Of course, feel free to be cynical about the media coverage when it tars the innocent. You won’t see Mr. Frist’s exoneration headlined in any of the several media outlets that fed on the allegations in late 2005. The innocence of an accused political leader several months after an election does not lend itself to the logic of a media scandal. Thus did one previously exonerated Washingtonian ask: “Which office do I go to to get my reputation back?” Such scandals only snowball in one direction. Down.

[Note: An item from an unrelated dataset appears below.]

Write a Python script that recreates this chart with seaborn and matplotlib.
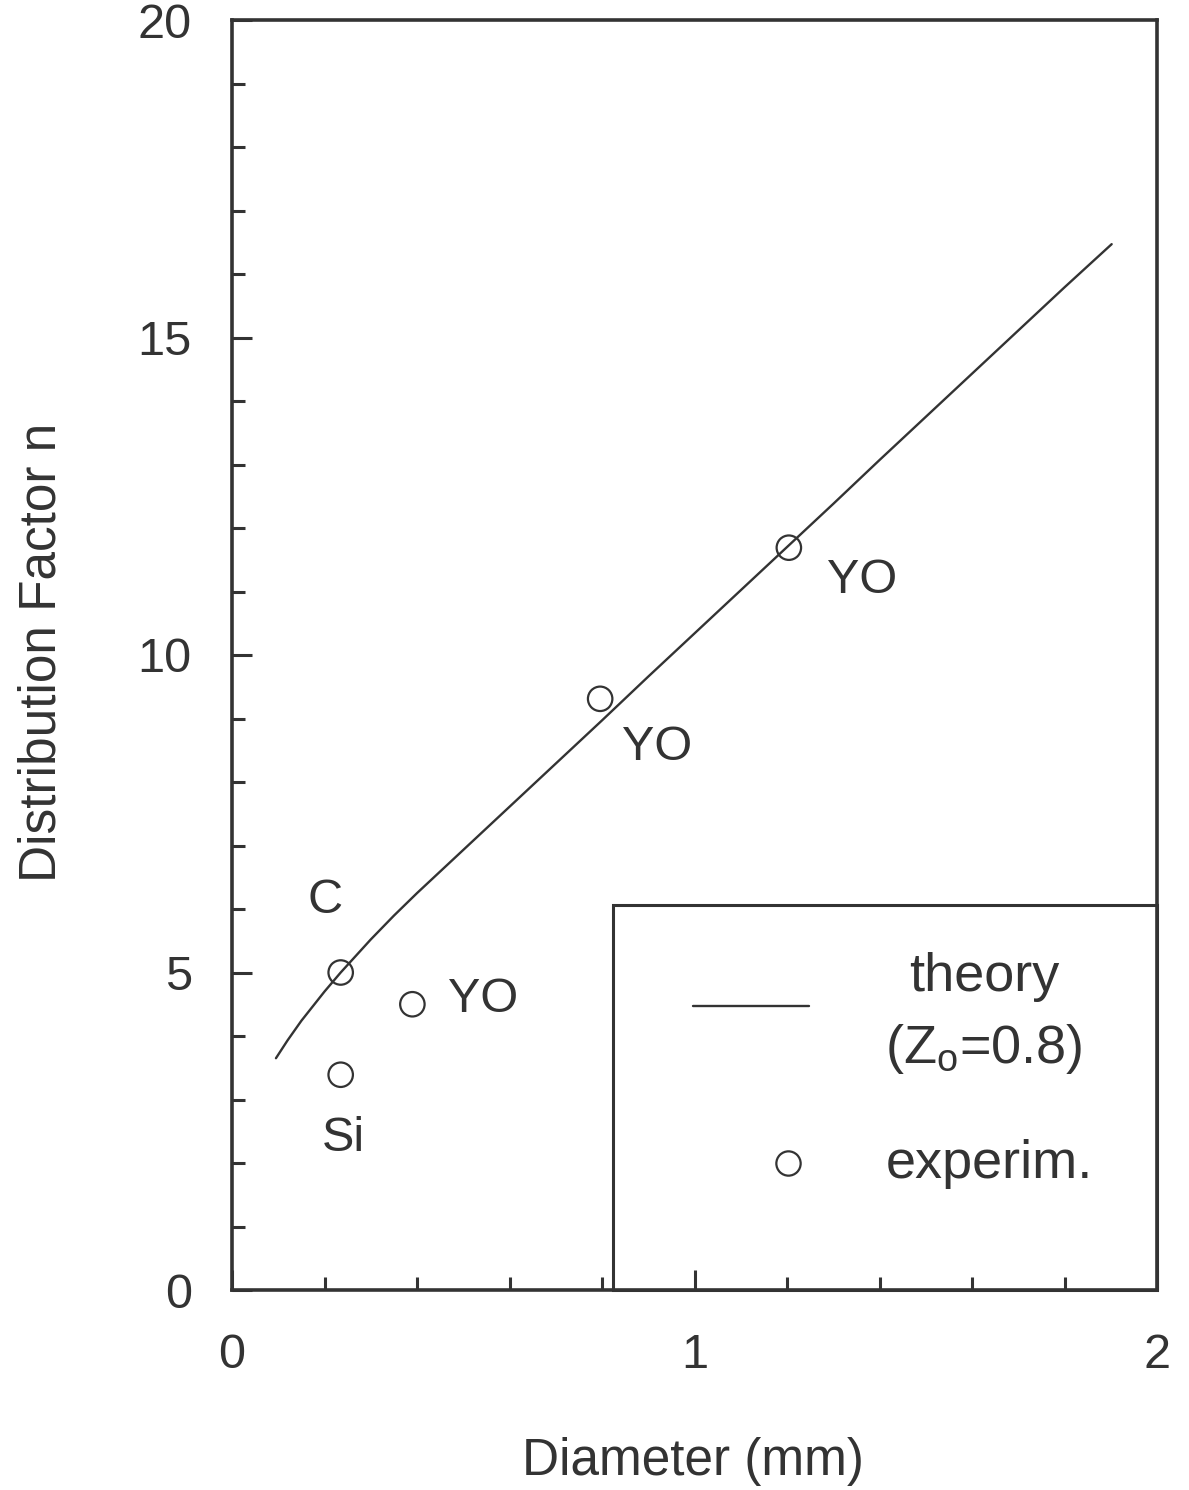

“There is, right now, more smoke than evidence that Frist engaged in any insider trading,” wrote The Washington Post’s Ruth Marcus, a Pulitzer nominee, in an October 8, 2005 column, “Hubris on the Hill.” What a disclaimer. She then proceeded to twin Mr. Frist with then-House Majority Leader Tom DeLay for “thumb-in-the-eye-of-the-gods arrogance that inevitably invites downfall.” Mr. Frist, you see, was guilty of “smug and disingenuous maneuvering,” which led Mrs. Marcus to suspect that “even without a trail of damning e-mails or whispered conversations with company insiders” Mr. Frist would be sunk politically. This is called scandal-mongering.

Stop right here and recall that no such “damning e-mails” or “whispered conversations” were in evidence. They didn’t exist then; they don’t exist now. But, it suits the purposes of the scandal-monger to talk about hypothetical condemnatory e-mails and whispers. By the time we know for certain, people will have long forgotten.

Clouds like those around truly guilty parties like Jack Abramoff and Duke Cunningham — or, on the other side of the aisle, like Dan Rostenkowski — can be blown and twisted. Mr. Frist got caught in one even though he was innocent.

If there’s a lesson for ordinary Americans about Washington scandals here, it’s this: Don’t believe everything you read amid a cloud of scandal. Don’t be cynical about a leader until the evidence is in. Above all, don’t be cynical about democratic government. But, feel more than free to be cynical about a manipulative media seeking juicy stories and headlines.